» **Task instructions**:
Copy the data exactly as it appears, and do not include any pictures.

» **Data**:
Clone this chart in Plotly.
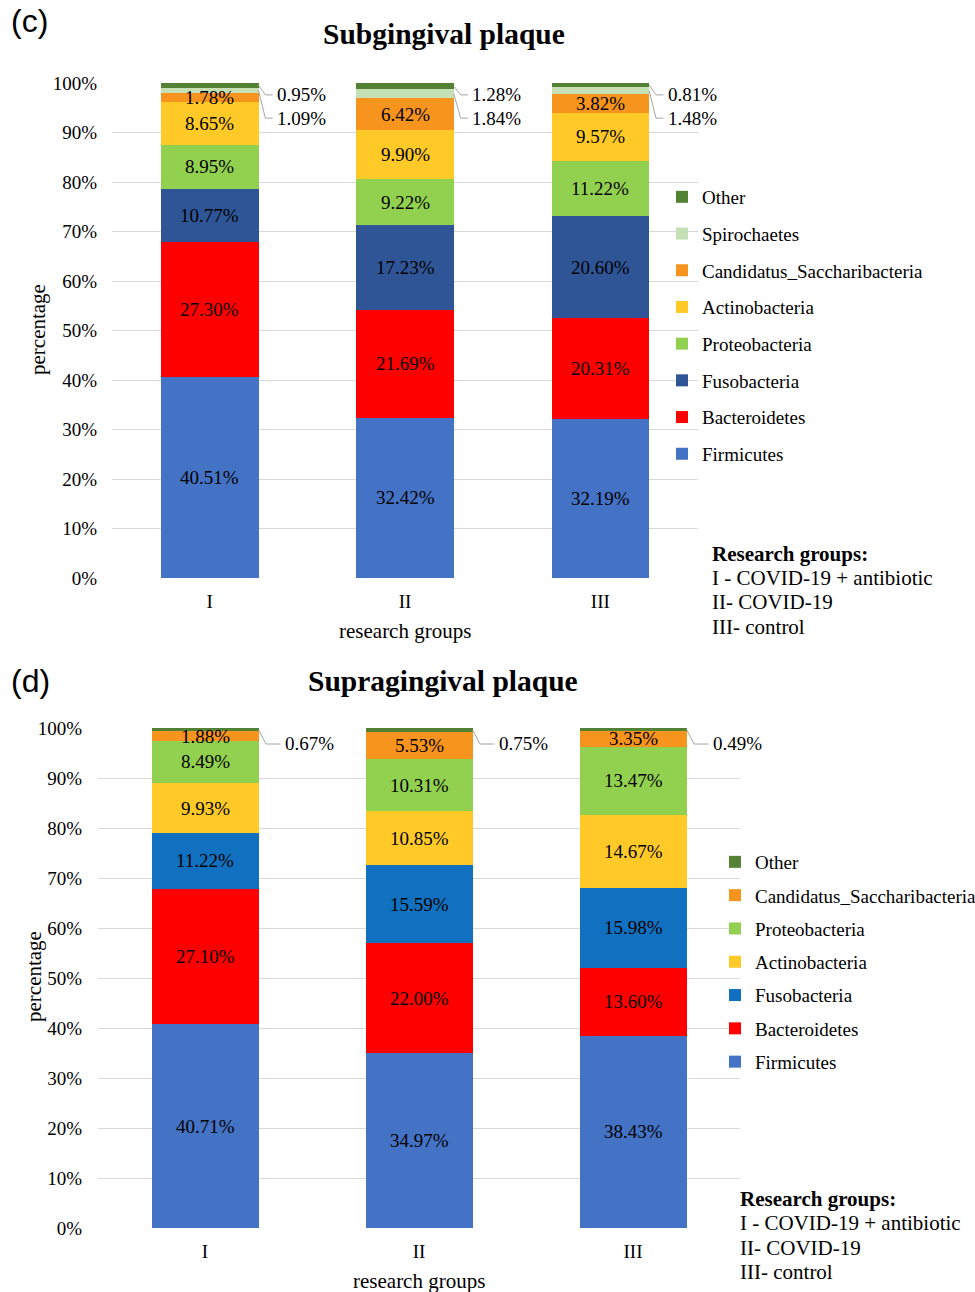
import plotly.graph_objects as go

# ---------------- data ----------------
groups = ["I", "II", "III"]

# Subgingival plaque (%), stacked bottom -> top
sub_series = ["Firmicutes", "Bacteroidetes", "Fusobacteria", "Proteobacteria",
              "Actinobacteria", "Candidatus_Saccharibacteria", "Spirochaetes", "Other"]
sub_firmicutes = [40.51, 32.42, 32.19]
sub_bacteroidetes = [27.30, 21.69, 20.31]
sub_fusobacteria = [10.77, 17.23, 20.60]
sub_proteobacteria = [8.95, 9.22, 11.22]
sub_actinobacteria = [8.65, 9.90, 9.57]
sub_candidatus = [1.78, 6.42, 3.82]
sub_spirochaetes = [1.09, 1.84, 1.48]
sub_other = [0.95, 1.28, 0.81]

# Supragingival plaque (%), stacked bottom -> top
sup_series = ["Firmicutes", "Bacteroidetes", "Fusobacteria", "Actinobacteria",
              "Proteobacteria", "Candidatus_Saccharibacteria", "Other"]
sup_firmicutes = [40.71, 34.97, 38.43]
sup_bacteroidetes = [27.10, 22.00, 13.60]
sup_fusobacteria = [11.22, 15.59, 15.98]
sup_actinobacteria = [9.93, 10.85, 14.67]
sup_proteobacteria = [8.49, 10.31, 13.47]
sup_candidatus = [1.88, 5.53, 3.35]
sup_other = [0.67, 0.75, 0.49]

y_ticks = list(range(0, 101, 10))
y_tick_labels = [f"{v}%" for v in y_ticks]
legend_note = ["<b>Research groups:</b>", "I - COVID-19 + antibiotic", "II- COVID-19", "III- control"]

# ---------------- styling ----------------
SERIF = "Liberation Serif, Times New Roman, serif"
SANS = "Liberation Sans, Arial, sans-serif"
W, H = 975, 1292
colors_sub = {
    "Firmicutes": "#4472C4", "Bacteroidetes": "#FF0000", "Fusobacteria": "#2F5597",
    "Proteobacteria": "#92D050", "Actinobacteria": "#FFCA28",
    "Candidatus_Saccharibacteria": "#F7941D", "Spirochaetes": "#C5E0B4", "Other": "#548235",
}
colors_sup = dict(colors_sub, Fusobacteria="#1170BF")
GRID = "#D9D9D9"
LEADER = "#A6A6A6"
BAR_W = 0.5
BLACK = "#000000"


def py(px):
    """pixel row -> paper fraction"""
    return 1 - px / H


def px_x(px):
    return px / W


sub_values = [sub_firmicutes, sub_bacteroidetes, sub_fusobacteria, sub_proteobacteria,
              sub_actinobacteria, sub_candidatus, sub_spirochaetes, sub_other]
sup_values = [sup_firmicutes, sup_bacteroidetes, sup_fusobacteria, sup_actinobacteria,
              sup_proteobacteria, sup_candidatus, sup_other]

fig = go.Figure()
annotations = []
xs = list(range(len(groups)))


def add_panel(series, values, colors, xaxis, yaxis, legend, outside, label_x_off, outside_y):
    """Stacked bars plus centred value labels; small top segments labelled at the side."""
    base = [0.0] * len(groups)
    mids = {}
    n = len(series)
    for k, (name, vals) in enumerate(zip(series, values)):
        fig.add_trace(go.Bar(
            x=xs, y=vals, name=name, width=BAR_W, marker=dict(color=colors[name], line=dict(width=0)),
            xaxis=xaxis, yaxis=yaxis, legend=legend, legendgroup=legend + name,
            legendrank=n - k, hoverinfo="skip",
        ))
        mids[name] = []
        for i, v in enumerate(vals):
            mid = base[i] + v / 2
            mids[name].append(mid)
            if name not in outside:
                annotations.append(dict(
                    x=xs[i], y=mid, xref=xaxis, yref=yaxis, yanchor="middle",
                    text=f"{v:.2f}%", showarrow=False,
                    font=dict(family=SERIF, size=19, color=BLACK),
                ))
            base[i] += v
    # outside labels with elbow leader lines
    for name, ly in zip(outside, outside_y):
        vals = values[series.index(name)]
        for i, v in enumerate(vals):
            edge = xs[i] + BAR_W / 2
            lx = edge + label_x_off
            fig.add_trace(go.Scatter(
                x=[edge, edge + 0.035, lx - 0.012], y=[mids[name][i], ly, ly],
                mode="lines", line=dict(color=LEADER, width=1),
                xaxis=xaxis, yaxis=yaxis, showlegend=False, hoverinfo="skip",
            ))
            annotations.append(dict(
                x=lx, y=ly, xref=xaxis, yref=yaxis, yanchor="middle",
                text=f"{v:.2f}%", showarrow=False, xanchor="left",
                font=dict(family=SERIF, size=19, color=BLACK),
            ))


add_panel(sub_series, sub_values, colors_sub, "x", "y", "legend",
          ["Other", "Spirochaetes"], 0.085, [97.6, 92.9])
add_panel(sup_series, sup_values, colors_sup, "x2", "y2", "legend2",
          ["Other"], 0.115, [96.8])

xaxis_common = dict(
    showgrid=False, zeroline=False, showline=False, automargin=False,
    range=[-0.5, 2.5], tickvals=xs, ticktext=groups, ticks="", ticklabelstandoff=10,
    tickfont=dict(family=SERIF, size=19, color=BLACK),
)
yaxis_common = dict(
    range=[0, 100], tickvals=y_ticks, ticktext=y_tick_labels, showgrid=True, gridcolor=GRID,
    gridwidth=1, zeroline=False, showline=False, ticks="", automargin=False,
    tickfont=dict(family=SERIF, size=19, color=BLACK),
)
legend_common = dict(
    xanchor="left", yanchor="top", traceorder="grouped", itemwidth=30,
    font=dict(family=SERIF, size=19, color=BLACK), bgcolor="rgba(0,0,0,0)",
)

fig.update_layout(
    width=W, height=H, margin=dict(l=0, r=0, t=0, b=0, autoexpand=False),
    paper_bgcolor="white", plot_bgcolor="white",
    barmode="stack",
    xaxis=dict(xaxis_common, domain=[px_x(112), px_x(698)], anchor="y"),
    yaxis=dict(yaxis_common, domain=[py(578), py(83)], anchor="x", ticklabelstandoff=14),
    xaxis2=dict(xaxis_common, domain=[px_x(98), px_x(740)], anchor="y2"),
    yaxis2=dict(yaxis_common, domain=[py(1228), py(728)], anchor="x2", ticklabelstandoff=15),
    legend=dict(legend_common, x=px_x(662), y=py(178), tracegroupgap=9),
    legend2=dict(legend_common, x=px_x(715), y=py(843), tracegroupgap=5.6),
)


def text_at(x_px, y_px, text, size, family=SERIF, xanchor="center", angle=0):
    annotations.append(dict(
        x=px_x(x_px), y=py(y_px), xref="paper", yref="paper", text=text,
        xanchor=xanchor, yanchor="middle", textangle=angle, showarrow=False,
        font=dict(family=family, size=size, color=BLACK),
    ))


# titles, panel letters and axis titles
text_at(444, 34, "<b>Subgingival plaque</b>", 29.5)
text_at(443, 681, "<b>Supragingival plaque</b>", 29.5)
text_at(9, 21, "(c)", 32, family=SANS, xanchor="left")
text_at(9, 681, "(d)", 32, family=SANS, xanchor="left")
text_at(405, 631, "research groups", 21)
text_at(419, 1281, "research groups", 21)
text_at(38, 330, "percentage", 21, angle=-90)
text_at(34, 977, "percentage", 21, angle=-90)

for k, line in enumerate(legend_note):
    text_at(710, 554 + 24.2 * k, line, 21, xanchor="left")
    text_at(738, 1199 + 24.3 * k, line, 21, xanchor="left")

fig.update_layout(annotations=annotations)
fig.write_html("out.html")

» **Response to the task**:
Clone this chart in Plotly.
import plotly.graph_objects as go

# ---------------- data ----------------
groups = ["I", "II", "III"]

# Subgingival plaque (%), stacked bottom -> top
sub_series = ["Firmicutes", "Bacteroidetes", "Fusobacteria", "Proteobacteria",
              "Actinobacteria", "Candidatus_Saccharibacteria", "Spirochaetes", "Other"]
sub_firmicutes = [40.51, 32.42, 32.19]
sub_bacteroidetes = [27.30, 21.69, 20.31]
sub_fusobacteria = [10.77, 17.23, 20.60]
sub_proteobacteria = [8.95, 9.22, 11.22]
sub_actinobacteria = [8.65, 9.90, 9.57]
sub_candidatus = [1.78, 6.42, 3.82]
sub_spirochaetes = [1.09, 1.84, 1.48]
sub_other = [0.95, 1.28, 0.81]

# Supragingival plaque (%), stacked bottom -> top
sup_series = ["Firmicutes", "Bacteroidetes", "Fusobacteria", "Actinobacteria",
              "Proteobacteria", "Candidatus_Saccharibacteria", "Other"]
sup_firmicutes = [40.71, 34.97, 38.43]
sup_bacteroidetes = [27.10, 22.00, 13.60]
sup_fusobacteria = [11.22, 15.59, 15.98]
sup_actinobacteria = [9.93, 10.85, 14.67]
sup_proteobacteria = [8.49, 10.31, 13.47]
sup_candidatus = [1.88, 5.53, 3.35]
sup_other = [0.67, 0.75, 0.49]

y_ticks = list(range(0, 101, 10))
y_tick_labels = [f"{v}%" for v in y_ticks]
legend_note = ["<b>Research groups:</b>", "I - COVID-19 + antibiotic", "II- COVID-19", "III- control"]

# ---------------- styling ----------------
SERIF = "Liberation Serif, Times New Roman, serif"
SANS = "Liberation Sans, Arial, sans-serif"
W, H = 975, 1292
colors_sub = {
    "Firmicutes": "#4472C4", "Bacteroidetes": "#FF0000", "Fusobacteria": "#2F5597",
    "Proteobacteria": "#92D050", "Actinobacteria": "#FFCA28",
    "Candidatus_Saccharibacteria": "#F7941D", "Spirochaetes": "#C5E0B4", "Other": "#548235",
}
colors_sup = dict(colors_sub, Fusobacteria="#1170BF")
GRID = "#D9D9D9"
LEADER = "#A6A6A6"
BAR_W = 0.5
BLACK = "#000000"


def py(px):
    """pixel row -> paper fraction"""
    return 1 - px / H


def px_x(px):
    return px / W


sub_values = [sub_firmicutes, sub_bacteroidetes, sub_fusobacteria, sub_proteobacteria,
              sub_actinobacteria, sub_candidatus, sub_spirochaetes, sub_other]
sup_values = [sup_firmicutes, sup_bacteroidetes, sup_fusobacteria, sup_actinobacteria,
              sup_proteobacteria, sup_candidatus, sup_other]

fig = go.Figure()
annotations = []
xs = list(range(len(groups)))


def add_panel(series, values, colors, xaxis, yaxis, legend, outside, label_x_off, outside_y):
    """Stacked bars plus centred value labels; small top segments labelled at the side."""
    base = [0.0] * len(groups)
    mids = {}
    n = len(series)
    for k, (name, vals) in enumerate(zip(series, values)):
        fig.add_trace(go.Bar(
            x=xs, y=vals, name=name, width=BAR_W, marker=dict(color=colors[name], line=dict(width=0)),
            xaxis=xaxis, yaxis=yaxis, legend=legend, legendgroup=legend + name,
            legendrank=n - k, hoverinfo="skip",
        ))
        mids[name] = []
        for i, v in enumerate(vals):
            mid = base[i] + v / 2
            mids[name].append(mid)
            if name not in outside:
                annotations.append(dict(
                    x=xs[i], y=mid, xref=xaxis, yref=yaxis, yanchor="middle",
                    text=f"{v:.2f}%", showarrow=False,
                    font=dict(family=SERIF, size=19, color=BLACK),
                ))
            base[i] += v
    # outside labels with elbow leader lines
    for name, ly in zip(outside, outside_y):
        vals = values[series.index(name)]
        for i, v in enumerate(vals):
            edge = xs[i] + BAR_W / 2
            lx = edge + label_x_off
            fig.add_trace(go.Scatter(
                x=[edge, edge + 0.035, lx - 0.012], y=[mids[name][i], ly, ly],
                mode="lines", line=dict(color=LEADER, width=1),
                xaxis=xaxis, yaxis=yaxis, showlegend=False, hoverinfo="skip",
            ))
            annotations.append(dict(
                x=lx, y=ly, xref=xaxis, yref=yaxis, yanchor="middle",
                text=f"{v:.2f}%", showarrow=False, xanchor="left",
                font=dict(family=SERIF, size=19, color=BLACK),
            ))


add_panel(sub_series, sub_values, colors_sub, "x", "y", "legend",
          ["Other", "Spirochaetes"], 0.085, [97.6, 92.9])
add_panel(sup_series, sup_values, colors_sup, "x2", "y2", "legend2",
          ["Other"], 0.115, [96.8])

xaxis_common = dict(
    showgrid=False, zeroline=False, showline=False, automargin=False,
    range=[-0.5, 2.5], tickvals=xs, ticktext=groups, ticks="", ticklabelstandoff=10,
    tickfont=dict(family=SERIF, size=19, color=BLACK),
)
yaxis_common = dict(
    range=[0, 100], tickvals=y_ticks, ticktext=y_tick_labels, showgrid=True, gridcolor=GRID,
    gridwidth=1, zeroline=False, showline=False, ticks="", automargin=False,
    tickfont=dict(family=SERIF, size=19, color=BLACK),
)
legend_common = dict(
    xanchor="left", yanchor="top", traceorder="grouped", itemwidth=30,
    font=dict(family=SERIF, size=19, color=BLACK), bgcolor="rgba(0,0,0,0)",
)

fig.update_layout(
    width=W, height=H, margin=dict(l=0, r=0, t=0, b=0, autoexpand=False),
    paper_bgcolor="white", plot_bgcolor="white",
    barmode="stack",
    xaxis=dict(xaxis_common, domain=[px_x(112), px_x(698)], anchor="y"),
    yaxis=dict(yaxis_common, domain=[py(578), py(83)], anchor="x", ticklabelstandoff=14),
    xaxis2=dict(xaxis_common, domain=[px_x(98), px_x(740)], anchor="y2"),
    yaxis2=dict(yaxis_common, domain=[py(1228), py(728)], anchor="x2", ticklabelstandoff=15),
    legend=dict(legend_common, x=px_x(662), y=py(178), tracegroupgap=9),
    legend2=dict(legend_common, x=px_x(715), y=py(843), tracegroupgap=5.6),
)


def text_at(x_px, y_px, text, size, family=SERIF, xanchor="center", angle=0):
    annotations.append(dict(
        x=px_x(x_px), y=py(y_px), xref="paper", yref="paper", text=text,
        xanchor=xanchor, yanchor="middle", textangle=angle, showarrow=False,
        font=dict(family=family, size=size, color=BLACK),
    ))


# titles, panel letters and axis titles
text_at(444, 34, "<b>Subgingival plaque</b>", 29.5)
text_at(443, 681, "<b>Supragingival plaque</b>", 29.5)
text_at(9, 21, "(c)", 32, family=SANS, xanchor="left")
text_at(9, 681, "(d)", 32, family=SANS, xanchor="left")
text_at(405, 631, "research groups", 21)
text_at(419, 1281, "research groups", 21)
text_at(38, 330, "percentage", 21, angle=-90)
text_at(34, 977, "percentage", 21, angle=-90)

for k, line in enumerate(legend_note):
    text_at(710, 554 + 24.2 * k, line, 21, xanchor="left")
    text_at(738, 1199 + 24.3 * k, line, 21, xanchor="left")

fig.update_layout(annotations=annotations)
fig.write_html("out.html")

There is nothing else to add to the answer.